Cette position est trop intellectuelle pour certains mystiques qui ne veulent formuler aucune affirmation sur Dieu. Cette attitude se trouve chez certains Pères de l’Église. Clément d’Alexandrie, au 2ème siècle, insiste pour dire que Dieu ne peut être atteint mais seulement recherché. Sa démarche sera reprise par Augustin, trois siècles plus tard : il s’agit de le chercher pour le trouver en étant bien conscient qu’ayant trouvé il faut chercher encore. Cette attitude atteindra un sommet dans la spiritualité du Carmel avec Thérèse d’Avila ou avec Jean de la Croix, un grand théologien. Pour ce dernier, ne pas savoir qui est Dieu est le seul savoir auquel le croyant puisse prétendre. Dieu dépasse tout ce que la science peut atteindre ; pour le théologien ou pour le savant il n’y a rien d’autre à savoir que cette limite infranchissable.

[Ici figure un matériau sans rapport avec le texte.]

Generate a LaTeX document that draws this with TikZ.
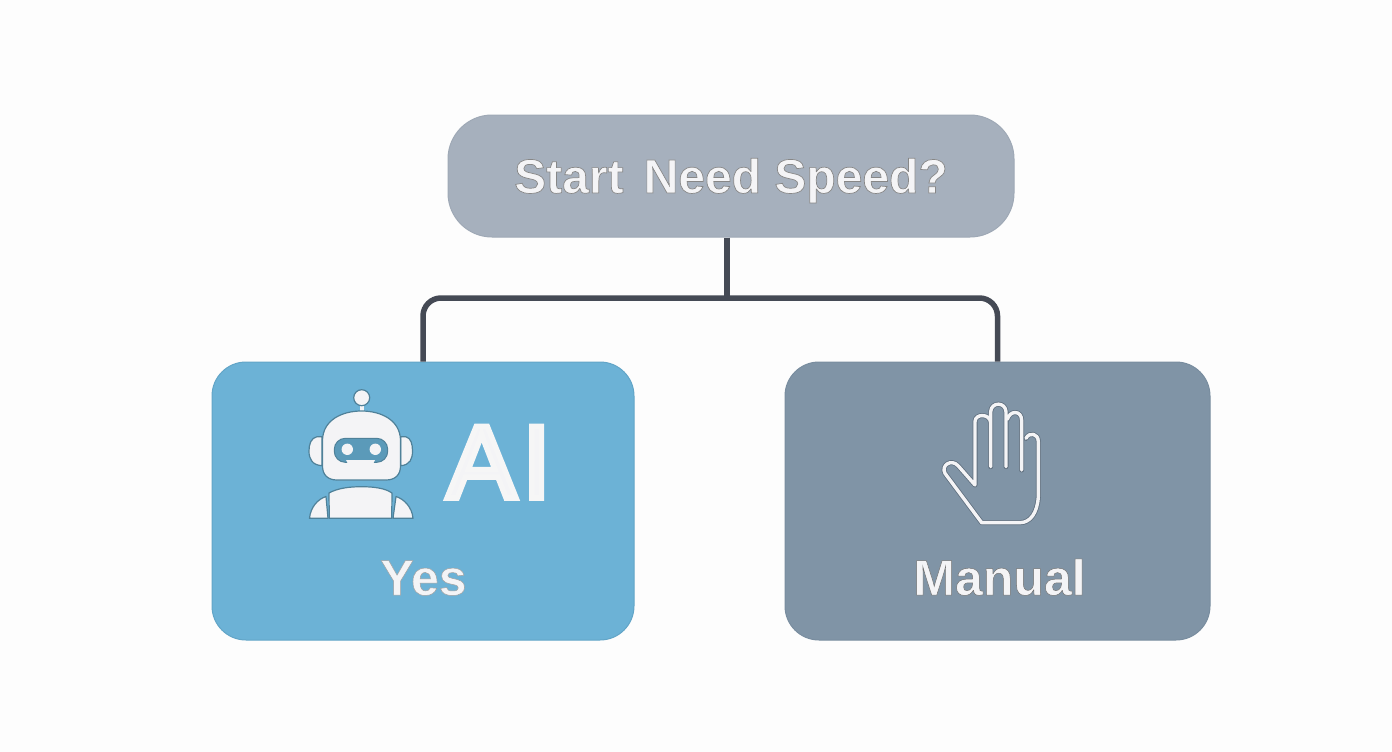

Je suis entré où ne savais,
Et je suis resté sans savoir,
Toute science transcendant.
Cependant quand je me vis là,
Sans savoir où je me trouvais
De grandes choses je compris.
Celui qui saura se vaincre
Par un non - savoir qui sait
Ira toujours transcendant.

N’allons pas croire que cette impossibilité d’enfermer Dieu dans un savoir éloigne de lui. Jean de la Croix se sent lié à son Seigneur : « sans arrimage et pourtant arrimé ! » En effet, ce sujet qui ne connaît pas son objet sait bien qu’il est rejoint par Lui. En réalité s’il ne peut rien dire de Dieu, du moins l’éprouve-t-il comme l’époux et l’épouse amoureux font l’épreuve du lien qui les unit. L’amour dont Jésus a parlé est au moins aussi sensible que celui dont on fait l’expérience dans le plus enflammé des amours humains :

L’amour fait un tel ouvrage,
Depuis que je l’ai connu,
Que si bien et mal sont en moi,
Il donne à tout même saveur,
Et transforme l’âme en soi-même,
Et en sa flamme savoureuse,
Que dans moi-même je ressens,
En hâte, ainsi sans rien laisser,
Tout entier me vais consumant.

Michel Jondot
Peintures de Dominique Penloup


1- On peut remarquer que ce parcours est celui que les sciences de langage appellent « carré logique ». Le texte part du royaume des juifs, facilement connaissable ; il implique « le croisement de la Passion ». Celle-ci est le lieu où s’affirme ce point à la fois contradictoire de la croix et contraire au royaume des juifs : le royaume du ciel et du Père. Le point où se trouve le lecteur, en fin de compte, est celui où nous sommes : lieu de passage entre ce monde où nous vivons et le ciel qui le dépasse et l’implique.